Superfood = super good?

With a high content of nutrients, superfoods promise to be particularly healthy and to have an antioxidative effect. In short, they are better than "normal" food, but are also twice as expensive. But are they twice as good?
According to a study conducted by the German consumer center, many of the positive features are largely lacking in scientific evidence. Although possible healing effects could in many cases be demonstrated to a small extent in animal experiments in the laboratory, the question remains whether these results also apply to humans. There is a lack in long-term studies.
Looking at the origin of many superfoods, it quickly becomes clear that the majority come from distant countries. A lot of nutrients are lost due to the long transport distances and the often complex processing procedure. Sometimes many steps are necessary to make the superfoods edible, such as extraction, drying or the addition of sugar or flavoring. In addition, on account of the high demand the products are often harvested too early and shipped in containers for weeks. Which “super” nutrients are still left by the time these foods reach their final destination is questionable. Samples taken by the Chemical and Veterinary Inspectorate Stuttgart found pesticide residues in goji berries. In general, there is no way to exclude the possibility of contamination by pollutants or other agents. The cultivation guidelines and laws often do not meet European standards.

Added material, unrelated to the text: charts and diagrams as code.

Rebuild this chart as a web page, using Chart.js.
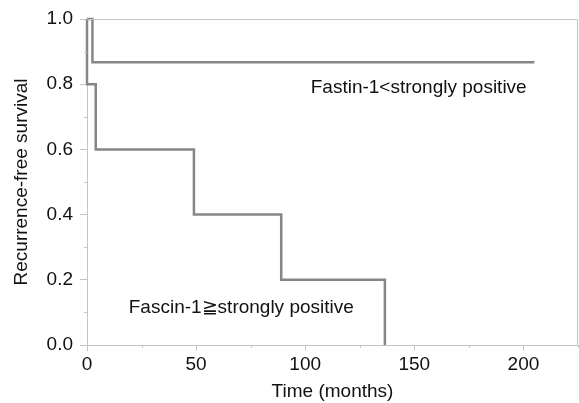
<!DOCTYPE html>
<html>
<head>
<meta charset="utf-8">
<script src="https://cdn.jsdelivr.net/npm/chart.js@4/dist/chart.umd.min.js"></script>
<style>
  html, body { margin: 0; padding: 0; background: #fff; }
  #wrap { width: 579px; height: 403px; }
</style>
</head>
<body>
<div id="wrap"><canvas id="myChart" width="579" height="403"></canvas></div>
<script>
// Kaplan-Meier curves (time in months, survival proportion)
let lowTimes = [0, 2.5, 205];
let lowSurvival = [1, 0.867, 0.867];
let highTimes = [0, 0, 4, 49, 89, 136.5];
let highSurvival = [1, 0.8, 0.6, 0.4, 0.2, 0];

let xTicks = [0, 50, 100, 150, 200];
let xMinor = [25, 75, 125, 175, 225];
let yTicks = [0, 0.2, 0.4, 0.6, 0.8, 1.0];
let yMinor = [0.1, 0.3, 0.5, 0.7, 0.9];

let labelLow = "Fastin-1<strongly positive";
let labelHigh = "Fascin-1\u2267strongly positive";

let lineColor = "#868686";
let axisColor = "#c4c4c4";
let font = "Liberation Sans, Arial, Helvetica, sans-serif";

function toPoints(xs, ys) {
  return xs.map((x, i) => ({ x: x, y: ys[i] }));
}

// frame, minor ticks and curve labels
let extras = {
  id: "extras",
  afterDraw(chart) {
    let ctx = chart.ctx;
    let a = chart.chartArea;
    let xs = chart.scales.x;
    let ys = chart.scales.y;
    ctx.save();
    ctx.strokeStyle = axisColor;
    ctx.lineWidth = 1;
    ctx.beginPath();
    ctx.moveTo(a.left, a.top + 0.5);
    ctx.lineTo(a.right - 0.5, a.top + 0.5);
    ctx.lineTo(a.right - 0.5, a.bottom);
    ctx.stroke();
    ctx.beginPath();
    xMinor.forEach(v => {
      let p = Math.round(xs.getPixelForValue(v)) + 0.5;
      ctx.moveTo(p, a.bottom);
      ctx.lineTo(p, a.bottom + 3);
    });
    yMinor.forEach(v => {
      let p = Math.round(ys.getPixelForValue(v)) + 0.5;
      ctx.moveTo(a.left, p);
      ctx.lineTo(a.left - 3, p);
    });
    ctx.stroke();

    ctx.fillStyle = "#111";
    ctx.font = "19px " + font;
    ctx.textAlign = "center";
    ctx.textBaseline = "middle";
    ctx.fillText(labelLow, xs.getPixelForValue(152), ys.getPixelForValue(0.788));
    ctx.fillText(labelHigh, xs.getPixelForValue(70.7), ys.getPixelForValue(0.113));
    ctx.restore();
  }
};

function drawChart() {
  let myChart = document.getElementById("myChart").getContext("2d");
  Chart.defaults.font.family = font;
  Chart.defaults.font.size = 19;
  Chart.defaults.color = "#111";

  let chart = new Chart(myChart, {
    type: "line",
    data: {
      datasets: [
        {
          label: labelLow,
          data: toPoints(lowTimes, lowSurvival),
          borderColor: lineColor,
          borderWidth: 2.5,
          stepped: "before",
          pointRadius: 0,
          fill: false,
          clip: 4,
        },
        {
          label: labelHigh,
          data: toPoints(highTimes, highSurvival),
          borderColor: lineColor,
          borderWidth: 2.5,
          stepped: "before",
          pointRadius: 0,
          fill: false,
          clip: 4,
        },
      ],
    },
    options: {
      responsive: false,
      animation: false,
      layout: { padding: { top: 19, right: 1, left: 0, bottom: 0 } },
      plugins: {
        legend: { display: false },
        tooltip: { enabled: false },
      },
      scales: {
        x: {
          type: "linear",
          min: 0,
          max: 225,
          afterBuildTicks: s => { s.ticks = xTicks.map(v => ({ value: v })); },
          afterFit: s => { s.height = 58; },
          grid: { drawOnChartArea: false, color: axisColor, tickLength: 6 },
          border: { color: axisColor },
          ticks: { padding: 2, maxRotation: 0 },
          title: { display: true, text: "Time (months)", padding: { top: 0, bottom: 0 } },
        },
        y: {
          min: 0,
          max: 1,
          afterBuildTicks: s => { s.ticks = yTicks.map(v => ({ value: v })); },
          afterFit: s => { s.width = 87; },
          grid: { drawOnChartArea: false, color: axisColor, tickLength: 7 },
          border: { color: axisColor },
          ticks: { padding: 7, callback: v => v.toFixed(1) },
          title: { display: true, text: "Recurrence-free survival", padding: { top: 10, bottom: 0 } },
        },
      },
    },
    plugins: [extras],
  });
}
drawChart();
</script>
</body>
</html>
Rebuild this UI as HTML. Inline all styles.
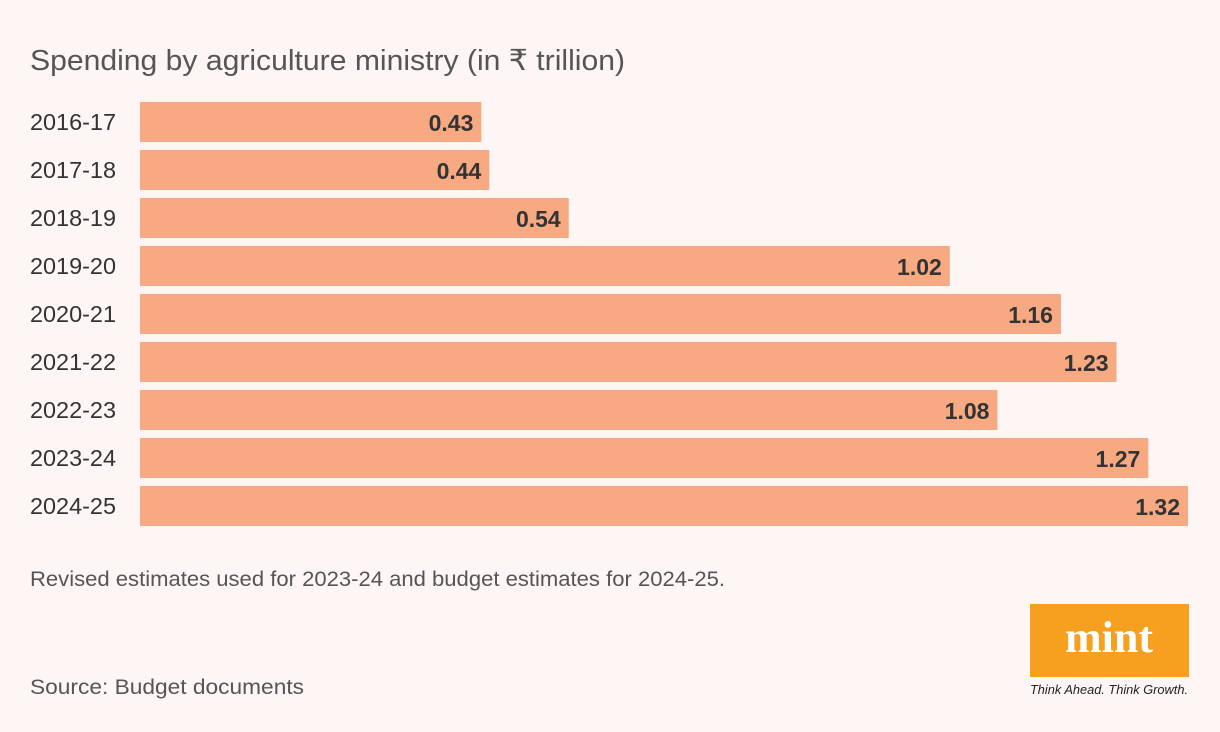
<!DOCTYPE html>
<html><head><meta charset="utf-8"><style>
body{margin:0;background:#fdf6f5;font-family:"Liberation Sans",sans-serif;}
svg{display:block}
</style></head><body>
<svg width="1220" height="732">
<rect width="1220" height="732" fill="#fdf6f5"/>
<text x="30" y="70" font-size="29" fill="#555" textLength="595" lengthAdjust="spacingAndGlyphs">Spending by agriculture ministry (in ₹ trillion)</text>
<g id="bars"></g>
<text x="30" y="586" font-size="21" fill="#555" textLength="695" lengthAdjust="spacingAndGlyphs">Revised estimates used for 2023-24 and budget estimates for 2024-25.</text>
<text x="30" y="694" font-size="21" fill="#555" textLength="274" lengthAdjust="spacingAndGlyphs">Source: Budget documents</text>
<g>
<rect x="1030" y="604" width="159" height="73" fill="#f7a020"/>
<text x="1109" y="652" font-size="44" font-weight="bold" font-family="Liberation Serif,serif" fill="#fff" text-anchor="middle">mint</text>
<text x="1109" y="694" font-size="13" font-style="italic" fill="#222" text-anchor="middle" textLength="158" lengthAdjust="spacingAndGlyphs">Think Ahead. Think Growth.</text>
</g>
</svg>
<script>
const categories=["2016-17","2017-18","2018-19","2019-20","2020-21","2021-22","2022-23","2023-24","2024-25"];
const values=[0.43,0.44,0.54,1.02,1.16,1.23,1.08,1.27,1.32];
const labels=["0.43","0.44","0.54","1.02","1.16","1.23","1.08","1.27","1.32"];
const NS="http://www.w3.org/2000/svg";
const g=document.getElementById('bars');
const x=v=>140+v*(1048/1.32);
const y=i=>102+i*48;
categories.forEach((c,i)=>{
  const t=document.createElementNS(NS,'text');
  t.setAttribute('x',30);t.setAttribute('y',y(i)+28);t.setAttribute('font-size',23);t.setAttribute('fill','#333');
  t.setAttribute('textLength',86);t.setAttribute('lengthAdjust','spacingAndGlyphs');
  t.textContent=c;
  
  
  g.appendChild(t);
  const r=document.createElementNS(NS,'rect');
  r.setAttribute('x',140);r.setAttribute('y',y(i));r.setAttribute('width',x(values[i])-140);r.setAttribute('height',40);r.setAttribute('fill','#f7a982');
  
  
  g.appendChild(r);
  const v=document.createElementNS(NS,'text');
  v.setAttribute('x',x(values[i])-8);v.setAttribute('y',y(i)+29);v.setAttribute('font-size',23);v.setAttribute('font-weight','bold');v.setAttribute('fill','#333');v.setAttribute('text-anchor','end');
  v.textContent=labels[i];
  
  
  g.appendChild(v);
});
</script>
</body></html>
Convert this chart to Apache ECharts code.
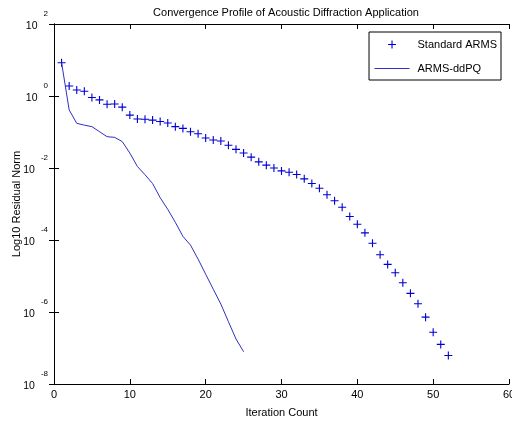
<!DOCTYPE html>
<html lang="en">
<head>
    <meta charset="utf-8">
    <title>convergence</title>
    <script src="https://cdn.jsdelivr.net/npm/echarts@6/dist/echarts.min.js"></script>
    <style>
        html, body { margin: 0; padding: 0; background: #fff; }
        #chart { width: 512px; height: 423px; }
    </style>
</head>
<body>
<div id="chart"></div>
<script>
    // iteration numbers
    var armsIter = [1,2,3,4,5,6,7,8,9,10,11,12,13,14,15,16,17,18,19,20,21,22,23,24,25,26,
        27,28,29,30,31,32,33,34,35,36,37,38,39,40,41,42,43,44,45,46,47,48,49,50,51,52];
    // Standard ARMS residual norm
    var armsNorm = [8.4,1.9,1.47,1.35,0.91,0.78,0.59,0.60,0.49,0.295,0.229,0.226,0.214,0.195,
        0.178,0.141,0.126,0.102,0.089,0.068,0.060,0.056,0.043,0.033,0.026,0.020,0.0148,0.012,
        0.010,0.0083,0.0076,0.0066,0.0050,0.0037,0.00275,0.0018,0.00123,8.1e-4,4.5e-4,2.75e-4,
        1.58e-4,8.1e-5,3.9e-5,2.1e-5,1.23e-5,6.5e-6,3.3e-6,1.7e-6,7.2e-7,2.75e-7,1.26e-7,6.2e-8];

    var ddpqIter = [1,2,3,4,5,6,7,8,9,10,11,12,13,14,15,16,17,18,19,20,21,22,23,24,25];
    // ARMS-ddPQ residual norm
    var ddpqNorm = [8.4,0.41,0.174,0.155,0.141,0.102,0.074,0.071,0.054,0.026,0.011,0.0065,
        0.0037,0.0015,7.1e-4,3.1e-4,1.26e-4,7.2e-5,2.95e-5,1.12e-5,4.3e-6,1.66e-6,5.4e-7,
        1.78e-7,7.9e-8];

    var xTicks = { min: 0, max: 60, interval: 10 };
    var yTicks = { min: 1e-8, max: 1e2 };

    var font = 'Liberation Sans, Arial, sans-serif';
    var plus = 'path://M0,3.45H8V4.55H0Z M3.45,0H4.55V8H3.45Z';

    function pairs(xs, ys) {
        return xs.map(function (x, i) { return [x, ys[i]]; });
    }

    function expLabel(v) {
        var e = Math.round(Math.log10(v));
        return '{b|10}{e|' + e + '}';
    }

    var chart = echarts.init(document.getElementById('chart'));
    chart.setOption({
        backgroundColor: '#fff',
        animation: false,
        textStyle: { fontFamily: font },
        title: {
            text: 'Convergence Profile of Acoustic Diffraction Application',
            left: 281, top: 2, textAlign: 'center',
            textStyle: { fontSize: 11, fontWeight: 'normal', color: '#000', fontFamily: font }
        },
        grid: { left: 54, right: 3, top: 24, bottom: 39, outerBoundsMode: 'none' },
        legend: {
            orient: 'vertical',
            right: 11, top: 32,
            borderColor: '#000', borderWidth: 1,
            padding: [7, 4, 6, 5],
            itemWidth: 35, itemHeight: 8, itemGap: 13,
            textStyle: { fontSize: 11, color: '#000', fontFamily: font, padding: [0, 0, 0, 3] },
            data: [
                { name: 'Standard ARMS' },
                { name: 'ARMS-ddPQ', itemStyle: { opacity: 0 }, lineStyle: { width: 1 } }
            ]
        },
        xAxis: [{
            type: 'value',
            min: xTicks.min, max: xTicks.max, interval: xTicks.interval,
            name: 'Iteration Count', nameLocation: 'middle', nameGap: 23,
            nameTextStyle: { fontSize: 11, color: '#000', fontFamily: font },
            axisLine: { lineStyle: { color: '#000' } },
            axisTick: { inside: true, length: 5, lineStyle: { color: '#000' } },
            axisLabel: { color: '#000', fontSize: 11, margin: 5, fontFamily: font },
            splitLine: { show: false }
        }, {
            type: 'value', position: 'top',
            min: xTicks.min, max: xTicks.max, interval: xTicks.interval,
            axisLine: { lineStyle: { color: '#000' } },
            axisTick: { inside: true, length: 5, lineStyle: { color: '#000' } },
            axisLabel: { show: false },
            splitLine: { show: false }
        }],
        yAxis: [{
            type: 'log', logBase: 10,
            min: yTicks.min, max: yTicks.max, interval: 2,
            name: 'Log10 Residual Norm', nameLocation: 'middle', nameGap: 32,
            nameMoveOverlap: false,
            nameTextStyle: { fontSize: 11, color: '#000', fontFamily: font },
            axisLine: { show: true, lineStyle: { color: '#000' } },
            axisTick: { show: true, inside: true, length: 5, lineStyle: { color: '#000' } },
            axisLabel: {
                margin: 6, formatter: expLabel,
                rich: {
                    b: { fontSize: 10.5, color: '#000', fontFamily: font, padding: [4, 0, 0, 0] },
                    e: { fontSize: 8, color: '#000', fontFamily: font, padding: [0, 0, 20, 6] }
                }
            },
            splitLine: { show: false }
        }, {
            type: 'log', logBase: 10, position: 'right',
            min: yTicks.min, max: yTicks.max, interval: 2,
            axisLine: { show: true, lineStyle: { color: '#000' } },
            axisTick: { show: true, inside: true, length: 5, lineStyle: { color: '#000' } },
            axisLabel: { show: false },
            splitLine: { show: false }
        }],
        series: [{
            name: 'Standard ARMS',
            type: 'scatter',
            symbol: plus, symbolSize: 8, symbolKeepAspect: true,
            itemStyle: { color: '#0000d4', opacity: 1 },
            data: pairs(armsIter, armsNorm)
        }, {
            name: 'ARMS-ddPQ',
            type: 'line',
            symbol: 'none',
            lineStyle: { color: '#2f2fc4', width: 1 },
            itemStyle: { color: '#2f2fc4' },
            data: pairs(ddpqIter, ddpqNorm)
        }]
    });
</script>
</body>
</html>
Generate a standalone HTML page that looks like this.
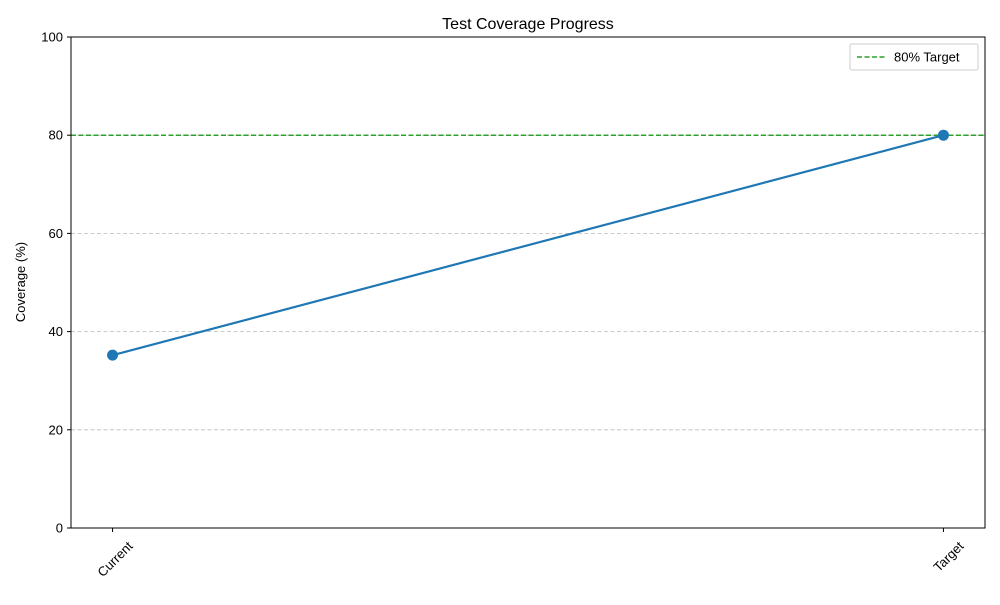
<!DOCTYPE html>
<html><head><meta charset="utf-8"><style>
body{margin:0;background:#fff;font-family:"Liberation Sans",sans-serif;}
svg text{font-family:"Liberation Sans",sans-serif;}
</style></head><body>
<svg id="chart" width="1000" height="600" xmlns="http://www.w3.org/2000/svg">
<rect width="1000" height="600" fill="#fff"/>
<text x="528" y="29" font-size="16" text-anchor="middle">Test Coverage Progress</text>
<g id="grid"></g>
<g id="ticks"></g>
<g id="series"></g>
<rect x="71" y="37" width="914" height="491" fill="none" stroke="#000" stroke-width="1"/>
<text transform="translate(25,282) rotate(-90)" font-size="13" text-anchor="middle">Coverage (%)</text>
<g>
<rect x="850" y="44" width="128" height="26" rx="2" fill="#fff" stroke="#ccc"/>
<line x1="857" y1="57" x2="885" y2="57" stroke="#2ca02c" stroke-width="1.5" stroke-dasharray="5,2.5"/>
<text x="894" y="61.5" font-size="13">80% Target</text>
</g>
</svg>
<script>
const categories = ["Current", "Target"];
const coverageValues = [35.2, 80];
const yTicks = [0, 20, 40, 60, 80, 100];
const targetValue = 80;

const L=71,R=985,T=37,B=528;
const ns="http://www.w3.org/2000/svg";
function y(v){return B-(v/100)*(B-T);}
function x(i){const n=categories.length;const lo=-0.05,hi=(n-1)+0.05;return L+(i-lo)/(hi-lo)*(R-L);}
function mk(tag,attrs,parent){const e=document.createElementNS(ns,tag);for(const k in attrs)e.setAttribute(k,attrs[k]);parent.appendChild(e);return e;}
const grid=document.getElementById('grid'),ticks=document.getElementById('ticks'),series=document.getElementById('series');
yTicks.forEach(v=>{
  if(v>0&&v<100){const g=mk('line',{x1:L,x2:R,y1:y(v),y2:y(v),stroke:'#a0a0a0','stroke-width':0.8,'stroke-dasharray':'4,2.5','stroke-opacity':0.7},grid);
  
  }
  const t=mk('line',{x1:L-4,x2:L,y1:y(v),y2:y(v),stroke:'#000'},ticks);
  
  
  const l=mk('text',{x:L-8,y:y(v)+4.5,'font-size':13,'text-anchor':'end'},ticks);
  l.textContent=v;
  
  
});
categories.forEach((c,i)=>{
  const t=mk('line',{x1:x(i),x2:x(i),y1:B,y2:B+4,stroke:'#000'},ticks);
  
  
  const l=mk('text',{transform:`translate(${x(i)+21},${B+19}) rotate(-45)`,'font-size':13,'text-anchor':'end'},ticks);
  l.textContent=c;
  
  
});
const tl=mk('line',{x1:L,x2:R,y1:y(targetValue),y2:y(targetValue),stroke:'#2ca02c','stroke-width':1.5,'stroke-dasharray':'5,2.5'},series);


const pl=mk('polyline',{points:coverageValues.map((v,i)=>x(i)+','+y(v)).join(' '),fill:'none',stroke:'#1f77b4','stroke-width':2.2},series);


coverageValues.forEach((v,i)=>{
  const c=mk('circle',{cx:x(i),cy:y(v),r:5.5,fill:'#1f77b4'},series);
  
  
});
</script>
</body></html>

In addition, there is always a certain risk of hypersensitivity reactions or allergies of the exotic foods since Europeans are not used to them, as well as possible side effects when consumed in combination with certain medication.
For vegans, the consumption of superfoods makes sense to an extent, as it can compensate the lack of nutrients you would find in certain animal products. Quinoa, for example, has as many usable proteins as the same amount of eggs. Regional sprouts have an extremely high protein content.
Superfoods can contain more healthy ingredients than comparable other foods. However, be careful when buying these products and look at the other ingredients which should be little or not processed at all. Because nowadays it has become a popular PR and marketing tool to label packaged muesli and ready-made smoothies as superfood with promising miraculous effects.
As with many other foodstuffs, it’s all a matter of the quantity we consume. Often the "classic superfoods" such as flaxseeds do just as well as chia seeds. Flax seeds also have high values of omega-3 fatty acids and fiber and promise a comparable effect - but cost only a fifth of their exotic counterparts and do not have to be shipped from overseas.
Conclusion: Don’t fret if you like chia seeds - spread them over your muesli in the morning. But remain realistic. The highly praised ingredients can often also be found in other vegetables and fruits. Superfoods will not immediately make you healthier, slimmer or more vital, but they can support a varied, balanced and healthy diet.